From Nathan Kurz <>
Subject [lucy-dev] Dependency injection and customizing a scorer
Date Mon, 09 May 2011 05:34:37 GMT
I'd love to spend a little time discussing how one would actually go
about customizing a scorer.  It's not something I'm actually able to
spend time doing right now, but it seems like a good time to start
discussing how it should work and to get others more involved.

For sake of argument, let's do something arbitrary but simple:
presume I want to modify the OrScorer to multiply the child scores
rather than add them.  Please ignore for now that this probably isn't
actually a good idea.

The straightforward but brutish option would be to make a one
character change in ORScorer_score() in ORMatcher.c[*]:
- score += scores[i];
+ score *= scores[i];
Recompile, and I'm done.  Simple and fast, but requires doing it in C
and would require distribution by patch and pray.

If instead I wanted to do it in a Host language, it looks like
Clownfish provides this quite directly:  define a host function, and
then use VTable_override to replace the entry in the 'master' vtable
in the registry for ORMATCHER.  Everything else runs in C, and my
function gets called in Perl, Python, or Ruby.   Really cool!
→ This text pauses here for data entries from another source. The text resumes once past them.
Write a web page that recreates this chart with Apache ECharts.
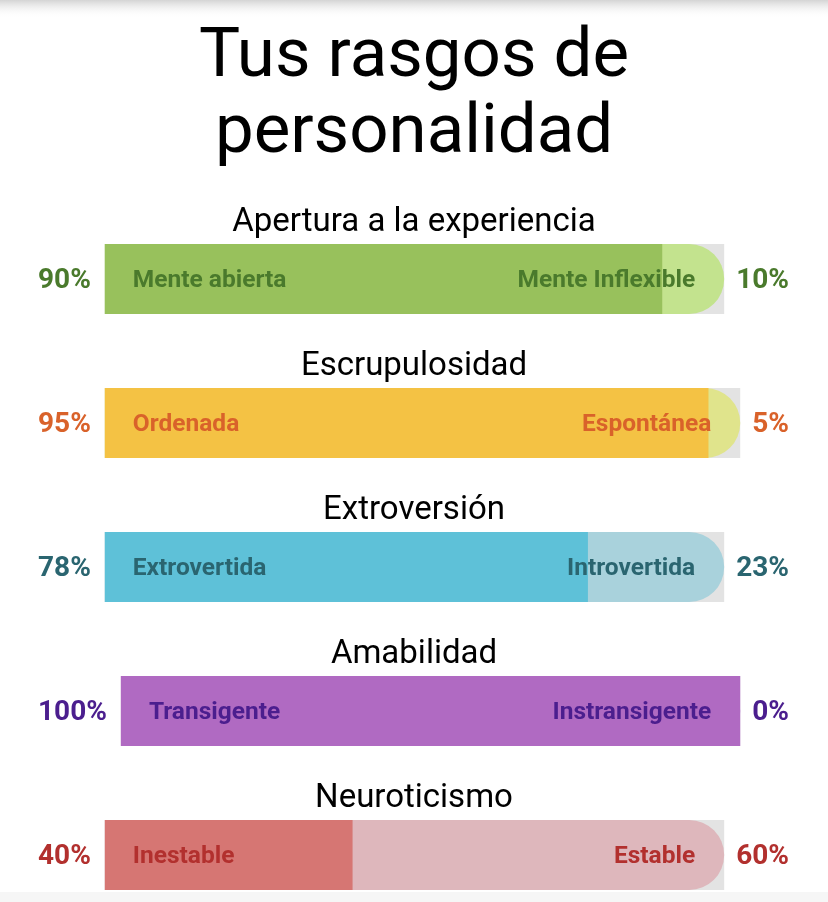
<!DOCTYPE html>
<html><head><meta charset="utf-8">
<script src="https://cdn.jsdelivr.net/npm/echarts@6/dist/echarts.min.js"></script>
<style>html,body{margin:0;padding:0;background:#fff}#c{width:828px;height:902px}</style>
</head><body><div id="c"></div>
<script>
// ---- data ----
const titleText = 'Tus rasgos de\npersonalidad';
const traits = ['Apertura a la experiencia', 'Escrupulosidad', 'Extroversión', 'Amabilidad', 'Neuroticismo'];
const leftLabels = ['Mente abierta', 'Ordenada', 'Extrovertida', 'Transigente', 'Inestable'];
const rightLabels = ['Mente Inflexible', 'Espontánea', 'Introvertida', 'Instransigente', 'Estable'];
const leftPct = [90, 95, 78, 100, 40];
const rightPct = [10, 5, 23, 0, 60];
const fullScale = 100;

// ---- styles ----
const barColors = ['#98c15c', '#f4c244', '#5ec1d8', '#b06ac2', '#d67673'];
const lightColors = ['#c3e38e', '#e0e48c', '#a9d2dc', '#c9a0d8', '#deb7bc'];
const textColors = ['#4a7a2c', '#d9622a', '#2a6570', '#4b1e8e', '#b2302e'];
const FONT = 'Roboto, "Noto Sans", sans-serif';

const chart = echarts.init(document.getElementById('c'), null, { renderer: 'canvas' });

const ctx = document.createElement('canvas').getContext('2d');
ctx.font = 'bold 28px Roboto';
const tw = s => ctx.measureText(s).width;

const pct = v => v + '%';
const rowTop0 = 244, rowStep = 144, barH = 70;

const grid = [], xAxis = [], yAxis = [], series = [];
const titles = [{
  text: titleText, left: 'center', top: 16,
  textStyle: { fontFamily: FONT, fontSize: 69, fontWeight: 400, color: '#000', lineHeight: 76 }
}];

traits.forEach((t, i) => {
  const top = rowTop0 + i * rowStep;
  const leftEdge = 38 + tw(pct(leftPct[i])) + 14;
  const rightEdge = 789 - tw(pct(rightPct[i])) - 12;
  grid.push({ left: leftEdge, right: 828 - rightEdge, top: top, height: barH, containLabel: false });
  xAxis.push({ gridIndex: i, type: 'value', min: 0, max: fullScale, show: false });
  yAxis.push({ gridIndex: i, type: 'category', data: [t], show: false });
  titles.push({
    text: t, left: 'center', top: top - 46,
    textStyle: { fontFamily: FONT, fontSize: 33, fontWeight: 400, color: '#000', lineHeight: 40 }
  });
  const lblBase = { fontFamily: FONT, fontWeight: 'bold', color: textColors[i], offset: [0, 2] };
  // light full bar with rounded end + gray track
  series.push({
    type: 'bar', xAxisIndex: i, yAxisIndex: i, barWidth: barH, barGap: '-100%',
    data: [fullScale], silent: true, z: 2,
    showBackground: true, backgroundStyle: { color: '#e3e3e3' },
    itemStyle: { color: lightColors[i], borderRadius: [0, 35, 35, 0] },
    label: { show: true, position: 'right', distance: 12, formatter: () => pct(rightPct[i]), fontSize: 28, ...lblBase }
  });
  // dark part
  series.push({
    type: 'bar', xAxisIndex: i, yAxisIndex: i, barWidth: barH, barGap: '-100%',
    data: [leftPct[i]], silent: true, z: 3,
    itemStyle: { color: barColors[i], borderRadius: 0 },
    label: { show: true, position: 'left', distance: 14, formatter: () => pct(leftPct[i]), fontSize: 28, ...lblBase }
  });
  // inner labels (carriers)
  series.push({
    type: 'bar', xAxisIndex: i, yAxisIndex: i, barWidth: barH, barGap: '-100%',
    data: [fullScale], silent: true, z: 4,
    itemStyle: { color: 'rgba(0,0,0,0)' },
    label: { show: true, position: 'insideLeft', distance: 28, formatter: () => leftLabels[i], fontSize: 24.5, ...lblBase }
  });
  series.push({
    type: 'bar', xAxisIndex: i, yAxisIndex: i, barWidth: barH, barGap: '-100%',
    data: [fullScale], silent: true, z: 4,
    itemStyle: { color: 'rgba(0,0,0,0)' },
    label: { show: true, position: 'insideRight', distance: 29, formatter: () => rightLabels[i], fontSize: 24.5, ...lblBase }
  });
});

chart.setOption({
  backgroundColor: '#fff',
  animation: false,
  title: titles,
  grid, xAxis, yAxis, series,
  graphic: [
    { type: 'rect', left: 0, top: 0, shape: { width: 828, height: 18 }, silent: true,
      style: { fill: new echarts.graphic.LinearGradient(0, 0, 0, 1, [
        { offset: 0, color: '#d4d4d4' }, { offset: 1, color: 'rgba(255,255,255,0)' }]) } },
    { type: 'rect', left: 0, top: 892, shape: { width: 828, height: 10 }, silent: true,
      style: { fill: '#f6f6f6' } }
  ]
});
</script>
</body></html>
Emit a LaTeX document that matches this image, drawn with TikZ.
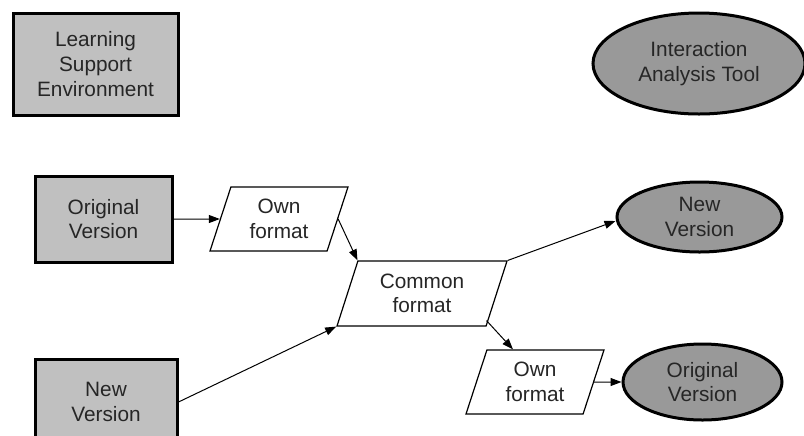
\documentclass[tikz,border=0pt]{standalone}
\usepackage{fontspec}
\setmainfont{Liberation Sans}
\usepackage{tikz}
\usetikzlibrary{shapes.geometric, positioning, arrows.meta}
\definecolor{boxgray}{HTML}{C0C0C0}
\definecolor{toolgray}{HTML}{999999}
\definecolor{txtgray}{HTML}{262626}

\begin{document}
\begin{tikzpicture}[x=0.5pt, y=-0.5pt, ->, >={Triangle[length=5.5pt, width=4pt]}, line width=0.5pt,
    every node/.style={font=\fontsize{10.4}{12.3}\selectfont, text=txtgray, align=center, inner sep=0pt},
    env/.style={rectangle, draw, line width=1.5pt, fill=boxgray},
    tool/.style={ellipse, draw, line width=1.5pt, fill=toolgray},
    fmt/.style={trapezium, trapezium left angle=62, trapezium right angle=118, trapezium stretches body,
      draw, line width=0.6pt, fill=white, minimum width=69pt, minimum height=32pt}]
      \useasboundingbox (0,0) rectangle (804,435);
      \node[env, minimum width=82.5pt, minimum height=51pt] (lse) at (95.5,64) {Learning\\Support\\Environment};
      \node[tool, minimum width=106pt, minimum height=50.5pt] (iat) at (699,63.5) {Interaction\\Analysis Tool};
      \node[env, minimum width=68.5pt, minimum height=43pt] (origbox) at (103.5,219) {Original\\Version};
      \node[env, minimum width=71pt, minimum height=43pt] (newbox) at (106,402) {New\\Version};
      \node[fmt] (ownA) at (279,219) {Own\\format};
      \node[fmt, minimum width=85pt, minimum height=32.5pt] (common) at (422,293.5) {Common\\format};
      \node[fmt] (ownB) at (535,382) {Own\\format};
      \node[tool, minimum width=82.5pt, minimum height=35pt] (newell) at (699.5,217) {New\\Version};
      \node[tool, minimum width=79.5pt, minimum height=38pt] (origell) at (702.5,382) {Original\\Version};
      \path (origbox) edge (ownA);
      \path (ownA.east) edge (common.top left corner);
      \path (newbox.east) edge (common.bottom left corner);
      \path (common.top right corner) edge ([yshift=-2pt]newell.west);
      \path ([yshift=3pt]common.bottom right corner) edge ([xshift=-11pt]ownB.north);
      \path (ownB.east) edge (origell);
    \end{tikzpicture}
\end{document}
Or maybe this isn't possible yet.  Is it?  And is there an established
stage where I would do fixups like this?  Is there a callback to do
it, or does one stick it in somewhere before the search?  Is the
registry global, or per Searcher?

But let's assume that for some reason I need to store a little extra
data, and thus want to create an entire MyOrScorer object and have it
used instead of OrScorer[**].    It seems like I would have to modify
ORCompiler_make_matcher() in ORQuery.c.[*]  But it seems error prone
to have to rewrite that whole function in some other language.

Since we already have a registry in place, perhaps we could institute
a simple level of Dependency Injection
( that would make
this easier?  Instead of hard coding it, could we add a function entry
in OrQuery.cfh for or_scorer_new() and let it be easily overridden?

Also, presume I want to prototype that MyOrScorer class in the host
language rather than C. How do I create the C callable VTable for this
Host class?  I think all the pieces are there, but I'm not seeing
quite how it happens.

Finally, let's assume I like my prototype, and then write it in C and
compile it as a shared library.  How does this get loaded and linked
in?  What do I need to do to register its VTable?

Thanks!  I apologize for asking lots of questions in a row.  And I
don't mean to imply that these haven't been considered.  At a glance,
it looks like Lucy is very close to being able to answer all of these
in a pretty rock solid way, which implies some good design choices.


[*] It does seem like all the functions I pick are in files of
different names.   I love the simplicity of Prefix == File.
[**] OK, I'm getting off track here, but why is OR capitalized?  I
keep typing it wrong AND needing to fix it.